— Start —
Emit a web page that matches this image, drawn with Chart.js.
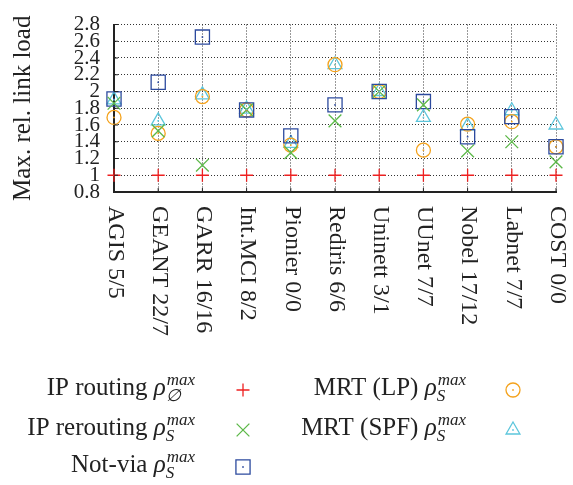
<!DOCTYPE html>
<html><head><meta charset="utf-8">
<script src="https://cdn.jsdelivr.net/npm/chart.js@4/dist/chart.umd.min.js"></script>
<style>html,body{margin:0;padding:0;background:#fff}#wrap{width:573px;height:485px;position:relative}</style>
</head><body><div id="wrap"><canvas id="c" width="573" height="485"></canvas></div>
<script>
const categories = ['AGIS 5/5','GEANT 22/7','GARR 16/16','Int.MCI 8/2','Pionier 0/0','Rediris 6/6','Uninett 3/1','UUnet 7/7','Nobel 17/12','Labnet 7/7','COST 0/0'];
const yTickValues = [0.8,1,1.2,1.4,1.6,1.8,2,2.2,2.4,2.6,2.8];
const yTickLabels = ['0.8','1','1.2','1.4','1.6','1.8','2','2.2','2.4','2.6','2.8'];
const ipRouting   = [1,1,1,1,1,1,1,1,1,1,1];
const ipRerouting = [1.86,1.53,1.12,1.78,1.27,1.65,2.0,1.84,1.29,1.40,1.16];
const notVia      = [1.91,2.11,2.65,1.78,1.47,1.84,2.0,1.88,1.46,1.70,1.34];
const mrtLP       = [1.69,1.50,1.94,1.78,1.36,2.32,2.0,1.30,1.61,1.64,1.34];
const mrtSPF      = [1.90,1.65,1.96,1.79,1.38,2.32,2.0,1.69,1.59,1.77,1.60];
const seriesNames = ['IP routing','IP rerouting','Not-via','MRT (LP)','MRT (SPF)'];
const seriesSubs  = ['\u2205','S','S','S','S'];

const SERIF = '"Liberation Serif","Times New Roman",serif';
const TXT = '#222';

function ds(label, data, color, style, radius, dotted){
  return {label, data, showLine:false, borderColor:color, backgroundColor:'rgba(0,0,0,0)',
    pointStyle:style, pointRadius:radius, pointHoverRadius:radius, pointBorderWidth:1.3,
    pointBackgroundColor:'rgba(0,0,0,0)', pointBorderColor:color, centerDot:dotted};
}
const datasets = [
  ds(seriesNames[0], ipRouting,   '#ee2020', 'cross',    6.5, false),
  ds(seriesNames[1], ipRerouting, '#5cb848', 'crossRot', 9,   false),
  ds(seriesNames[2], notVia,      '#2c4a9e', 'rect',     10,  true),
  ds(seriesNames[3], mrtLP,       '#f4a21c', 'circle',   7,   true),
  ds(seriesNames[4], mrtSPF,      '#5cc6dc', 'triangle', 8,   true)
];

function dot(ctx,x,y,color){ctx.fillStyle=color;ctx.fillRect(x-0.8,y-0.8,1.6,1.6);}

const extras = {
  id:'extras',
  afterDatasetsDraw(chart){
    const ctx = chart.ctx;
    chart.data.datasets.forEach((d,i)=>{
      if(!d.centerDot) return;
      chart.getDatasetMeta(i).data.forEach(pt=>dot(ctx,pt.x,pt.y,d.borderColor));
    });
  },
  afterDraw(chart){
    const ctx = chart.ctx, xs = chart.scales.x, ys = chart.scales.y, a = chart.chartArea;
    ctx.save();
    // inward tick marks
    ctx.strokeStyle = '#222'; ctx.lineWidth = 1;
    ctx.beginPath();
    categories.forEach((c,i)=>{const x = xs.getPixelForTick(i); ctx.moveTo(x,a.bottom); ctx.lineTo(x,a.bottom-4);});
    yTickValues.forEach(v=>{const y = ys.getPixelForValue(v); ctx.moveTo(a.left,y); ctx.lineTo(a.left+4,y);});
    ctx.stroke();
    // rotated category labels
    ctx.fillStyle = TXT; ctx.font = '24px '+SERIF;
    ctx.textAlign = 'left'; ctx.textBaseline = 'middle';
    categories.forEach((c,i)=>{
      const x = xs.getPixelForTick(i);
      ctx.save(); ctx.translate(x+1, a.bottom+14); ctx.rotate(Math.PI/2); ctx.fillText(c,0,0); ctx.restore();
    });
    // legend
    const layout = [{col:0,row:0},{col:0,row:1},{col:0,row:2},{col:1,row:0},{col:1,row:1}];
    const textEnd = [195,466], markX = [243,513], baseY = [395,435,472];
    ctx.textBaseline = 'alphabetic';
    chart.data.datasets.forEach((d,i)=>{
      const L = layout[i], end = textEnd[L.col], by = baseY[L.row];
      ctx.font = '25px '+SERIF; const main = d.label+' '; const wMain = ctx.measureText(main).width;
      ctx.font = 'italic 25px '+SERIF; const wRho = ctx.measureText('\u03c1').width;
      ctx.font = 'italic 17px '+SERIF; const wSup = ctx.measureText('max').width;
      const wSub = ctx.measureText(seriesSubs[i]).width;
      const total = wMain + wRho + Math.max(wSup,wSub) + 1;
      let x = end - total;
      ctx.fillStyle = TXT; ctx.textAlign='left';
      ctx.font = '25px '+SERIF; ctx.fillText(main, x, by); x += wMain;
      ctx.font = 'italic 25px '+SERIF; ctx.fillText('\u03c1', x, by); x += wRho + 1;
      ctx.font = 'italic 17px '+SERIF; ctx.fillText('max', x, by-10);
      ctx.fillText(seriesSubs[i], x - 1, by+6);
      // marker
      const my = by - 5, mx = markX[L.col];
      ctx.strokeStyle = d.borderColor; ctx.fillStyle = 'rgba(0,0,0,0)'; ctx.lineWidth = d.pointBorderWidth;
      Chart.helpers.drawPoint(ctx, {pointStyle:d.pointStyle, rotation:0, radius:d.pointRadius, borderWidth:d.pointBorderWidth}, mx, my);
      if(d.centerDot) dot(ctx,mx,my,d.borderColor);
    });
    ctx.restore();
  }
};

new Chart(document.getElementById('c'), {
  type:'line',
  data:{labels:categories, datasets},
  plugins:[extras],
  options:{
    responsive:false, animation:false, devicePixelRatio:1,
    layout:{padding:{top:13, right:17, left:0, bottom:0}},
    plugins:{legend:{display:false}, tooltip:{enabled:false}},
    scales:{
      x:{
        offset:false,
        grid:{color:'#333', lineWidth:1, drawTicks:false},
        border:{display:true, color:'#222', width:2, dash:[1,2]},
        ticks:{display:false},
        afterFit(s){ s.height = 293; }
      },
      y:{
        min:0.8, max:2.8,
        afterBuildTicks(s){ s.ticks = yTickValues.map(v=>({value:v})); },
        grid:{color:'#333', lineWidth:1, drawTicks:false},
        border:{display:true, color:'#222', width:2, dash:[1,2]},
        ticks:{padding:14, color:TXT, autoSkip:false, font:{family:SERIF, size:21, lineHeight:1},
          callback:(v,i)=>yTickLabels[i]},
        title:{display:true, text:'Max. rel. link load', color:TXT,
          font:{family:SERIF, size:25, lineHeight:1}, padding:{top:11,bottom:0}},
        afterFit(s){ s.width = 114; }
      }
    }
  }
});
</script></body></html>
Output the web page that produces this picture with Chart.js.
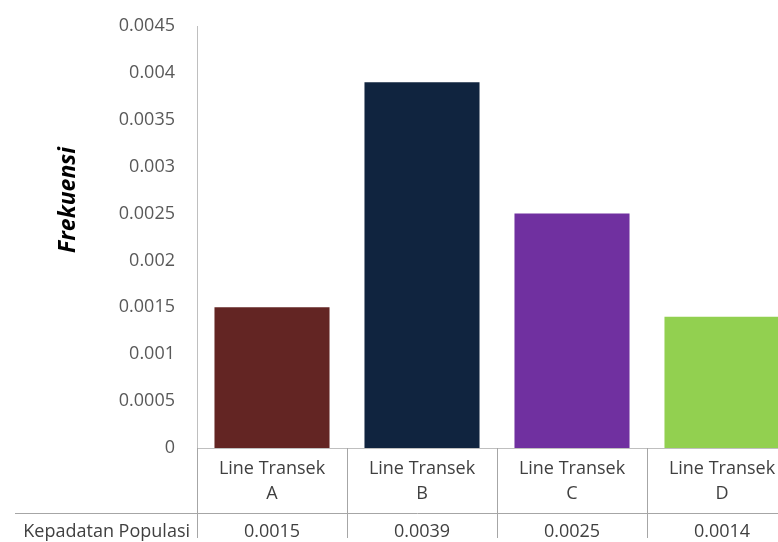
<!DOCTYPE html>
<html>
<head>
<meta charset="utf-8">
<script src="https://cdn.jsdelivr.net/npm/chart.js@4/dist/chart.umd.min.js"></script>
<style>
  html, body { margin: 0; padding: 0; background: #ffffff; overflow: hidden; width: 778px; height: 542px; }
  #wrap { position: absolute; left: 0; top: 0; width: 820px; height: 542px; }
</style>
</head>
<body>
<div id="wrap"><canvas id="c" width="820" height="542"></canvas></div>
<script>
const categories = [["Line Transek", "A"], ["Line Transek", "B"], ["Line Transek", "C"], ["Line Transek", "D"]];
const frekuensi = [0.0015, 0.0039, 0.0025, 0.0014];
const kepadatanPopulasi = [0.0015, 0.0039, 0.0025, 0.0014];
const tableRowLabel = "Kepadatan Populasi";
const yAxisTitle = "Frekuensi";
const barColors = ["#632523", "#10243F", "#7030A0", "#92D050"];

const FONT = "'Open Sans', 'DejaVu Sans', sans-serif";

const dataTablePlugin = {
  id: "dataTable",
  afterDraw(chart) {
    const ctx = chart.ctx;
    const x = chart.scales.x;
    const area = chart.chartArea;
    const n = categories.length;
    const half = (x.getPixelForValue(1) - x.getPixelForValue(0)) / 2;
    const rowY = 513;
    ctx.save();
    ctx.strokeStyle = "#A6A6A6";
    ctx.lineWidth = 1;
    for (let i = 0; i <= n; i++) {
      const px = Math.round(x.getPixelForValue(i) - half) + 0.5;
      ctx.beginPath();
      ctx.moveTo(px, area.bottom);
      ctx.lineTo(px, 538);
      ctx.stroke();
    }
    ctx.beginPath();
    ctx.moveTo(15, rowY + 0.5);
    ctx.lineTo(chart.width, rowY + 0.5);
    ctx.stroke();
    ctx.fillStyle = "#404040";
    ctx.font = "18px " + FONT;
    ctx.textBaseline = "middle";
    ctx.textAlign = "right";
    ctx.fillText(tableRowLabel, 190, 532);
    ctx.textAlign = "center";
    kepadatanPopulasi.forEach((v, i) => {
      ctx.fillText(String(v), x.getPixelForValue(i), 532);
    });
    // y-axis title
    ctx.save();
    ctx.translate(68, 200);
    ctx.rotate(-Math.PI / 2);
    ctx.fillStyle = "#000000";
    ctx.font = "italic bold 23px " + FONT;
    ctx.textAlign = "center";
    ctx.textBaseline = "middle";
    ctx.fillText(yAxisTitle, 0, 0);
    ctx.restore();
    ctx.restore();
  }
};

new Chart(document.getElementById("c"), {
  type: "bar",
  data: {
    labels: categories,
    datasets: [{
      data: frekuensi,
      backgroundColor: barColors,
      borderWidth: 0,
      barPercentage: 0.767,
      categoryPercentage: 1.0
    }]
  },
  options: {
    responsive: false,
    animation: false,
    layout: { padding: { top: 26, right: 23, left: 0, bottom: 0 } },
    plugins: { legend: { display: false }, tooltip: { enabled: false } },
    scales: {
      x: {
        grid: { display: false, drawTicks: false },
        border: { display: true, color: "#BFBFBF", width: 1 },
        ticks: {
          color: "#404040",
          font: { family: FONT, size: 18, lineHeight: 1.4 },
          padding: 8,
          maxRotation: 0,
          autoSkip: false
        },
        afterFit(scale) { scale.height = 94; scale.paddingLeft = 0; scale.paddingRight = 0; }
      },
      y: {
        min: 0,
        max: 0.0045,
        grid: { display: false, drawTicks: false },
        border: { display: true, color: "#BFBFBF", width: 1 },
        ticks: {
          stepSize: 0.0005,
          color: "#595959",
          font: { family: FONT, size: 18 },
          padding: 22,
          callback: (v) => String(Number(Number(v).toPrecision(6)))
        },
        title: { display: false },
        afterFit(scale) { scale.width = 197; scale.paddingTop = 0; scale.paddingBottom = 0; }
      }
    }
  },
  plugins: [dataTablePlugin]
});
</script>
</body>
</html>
— End —
**WHAT IS BEING ASKED**
Locate all lines holding the word "that", then copy them out.

**SOLUTION FOR THIS EXERCISE**
Emit a web page that matches this image, drawn with Chart.js.
Output the web page that produces this picture with Chart.js.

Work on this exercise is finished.